Africa’s first fact-checking website launched Wednesday in South Africa, a project devised by the AFP Foundation and run in partnership with the University of the Witwatersrand to hold the country’s leaders accountable.
“The website is Africa’s first website dedicated to fact checking, to promoting ideas of verification and accuracy in the public debate,” said Anton Harber, head of the journalism department at Wits — one of the continent’s most prestigious universities — at the unveiling of the www.Africacheck.org site.
The site’s founders aim to eventually roll it out in other African countries to give the public, and especially journalists, a fact-checking network spanning a continent where accessing public data is often a process riddled with obstacles.

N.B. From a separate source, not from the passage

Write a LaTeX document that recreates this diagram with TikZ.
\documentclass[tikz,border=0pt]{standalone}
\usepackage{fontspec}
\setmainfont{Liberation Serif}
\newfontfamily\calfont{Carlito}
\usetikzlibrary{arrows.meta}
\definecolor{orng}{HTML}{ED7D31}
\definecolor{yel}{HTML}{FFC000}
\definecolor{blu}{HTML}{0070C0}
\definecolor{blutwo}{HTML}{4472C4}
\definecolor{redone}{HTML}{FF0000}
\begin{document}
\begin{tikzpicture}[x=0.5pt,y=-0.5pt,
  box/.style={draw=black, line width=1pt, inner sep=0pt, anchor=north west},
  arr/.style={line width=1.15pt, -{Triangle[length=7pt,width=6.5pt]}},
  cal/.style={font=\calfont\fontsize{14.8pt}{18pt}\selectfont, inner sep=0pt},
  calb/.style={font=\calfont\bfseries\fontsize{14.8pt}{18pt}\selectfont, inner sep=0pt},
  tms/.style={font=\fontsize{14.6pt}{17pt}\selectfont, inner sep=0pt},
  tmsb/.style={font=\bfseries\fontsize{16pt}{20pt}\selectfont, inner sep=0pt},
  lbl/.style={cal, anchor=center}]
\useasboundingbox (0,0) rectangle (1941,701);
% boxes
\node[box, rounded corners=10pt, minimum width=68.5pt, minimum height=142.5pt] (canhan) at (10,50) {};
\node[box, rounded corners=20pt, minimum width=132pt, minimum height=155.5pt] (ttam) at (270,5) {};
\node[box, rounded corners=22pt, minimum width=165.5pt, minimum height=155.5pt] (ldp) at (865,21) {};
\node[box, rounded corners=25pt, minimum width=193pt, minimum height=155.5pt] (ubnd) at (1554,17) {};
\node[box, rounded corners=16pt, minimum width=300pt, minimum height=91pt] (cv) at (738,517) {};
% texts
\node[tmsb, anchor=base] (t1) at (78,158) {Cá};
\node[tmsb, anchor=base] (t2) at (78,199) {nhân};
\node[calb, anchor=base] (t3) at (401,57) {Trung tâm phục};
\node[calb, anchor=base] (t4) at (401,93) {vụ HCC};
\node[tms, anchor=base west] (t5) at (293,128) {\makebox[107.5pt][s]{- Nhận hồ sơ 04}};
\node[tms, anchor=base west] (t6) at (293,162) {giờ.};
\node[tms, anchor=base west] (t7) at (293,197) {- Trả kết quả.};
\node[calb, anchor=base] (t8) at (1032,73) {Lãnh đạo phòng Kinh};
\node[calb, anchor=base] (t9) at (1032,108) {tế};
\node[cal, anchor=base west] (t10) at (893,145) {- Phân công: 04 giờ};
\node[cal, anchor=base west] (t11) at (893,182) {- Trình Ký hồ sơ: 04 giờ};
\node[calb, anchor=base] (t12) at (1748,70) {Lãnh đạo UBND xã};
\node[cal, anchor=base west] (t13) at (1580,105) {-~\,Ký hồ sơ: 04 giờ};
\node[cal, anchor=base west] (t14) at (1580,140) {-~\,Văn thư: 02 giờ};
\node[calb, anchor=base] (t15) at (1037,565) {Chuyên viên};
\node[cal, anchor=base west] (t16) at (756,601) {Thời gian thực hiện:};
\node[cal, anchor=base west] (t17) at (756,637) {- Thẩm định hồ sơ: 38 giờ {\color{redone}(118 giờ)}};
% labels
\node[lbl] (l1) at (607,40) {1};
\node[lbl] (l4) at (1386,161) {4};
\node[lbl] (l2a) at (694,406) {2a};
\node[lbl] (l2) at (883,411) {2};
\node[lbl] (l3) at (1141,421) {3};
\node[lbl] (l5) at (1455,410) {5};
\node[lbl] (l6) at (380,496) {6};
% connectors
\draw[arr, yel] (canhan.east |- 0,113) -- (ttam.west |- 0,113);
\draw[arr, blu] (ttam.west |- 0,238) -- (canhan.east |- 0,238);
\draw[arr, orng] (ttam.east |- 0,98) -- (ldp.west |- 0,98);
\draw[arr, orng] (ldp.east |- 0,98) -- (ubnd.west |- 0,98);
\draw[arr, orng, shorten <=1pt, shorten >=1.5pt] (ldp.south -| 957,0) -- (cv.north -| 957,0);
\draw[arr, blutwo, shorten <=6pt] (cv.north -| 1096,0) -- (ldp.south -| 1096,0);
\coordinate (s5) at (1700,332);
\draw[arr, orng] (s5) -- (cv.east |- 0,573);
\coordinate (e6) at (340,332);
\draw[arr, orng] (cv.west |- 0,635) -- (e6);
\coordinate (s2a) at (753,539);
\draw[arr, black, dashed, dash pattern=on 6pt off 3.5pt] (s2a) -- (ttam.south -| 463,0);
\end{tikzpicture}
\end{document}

Modelled on similar sites in the United States and Europe — and working under the tagline “Sorting fact from fiction” — Africa Check’s aim is to hold politicians, journalists and experts to their word.
“We will quite simply follow things that are said in the public arena by politicians or by other media or by experts, and where we think they need checking, we will verify them and we will publish what we find, to say this was true, this was not true, or it was disputed and here’s how you understand the nature of that dispute,” Harber said.
“In South Africa it can be difficult,” he added.
“Although we have a constitution and laws about transparency and openness and making public data available to the public, in practice it is not always easy to get the information. There’s not necessarily a culture of openness in a lot of government departments.”
The AFP Foundation, which is dedicated to promoting and teaching journalism worldwide, “is proud to support the Africa Check project, the first of its kind in Africa,” its director Robert Holloway said in a statement.
“This project aims at promoting transparency and good governance in South Africa and we hope later to repeat it in other countries.”
The site is currently managed by project staff at the Johannesburg university, but it aims to become a forum for interactive contributions by South African journalists.
Speaking earlier this year, former UN Secretary-General Kofi Annan said: “I salute the work of Africa Check as an important initiative engaging with journalists and citizens across the continent to raise the level of public debate.”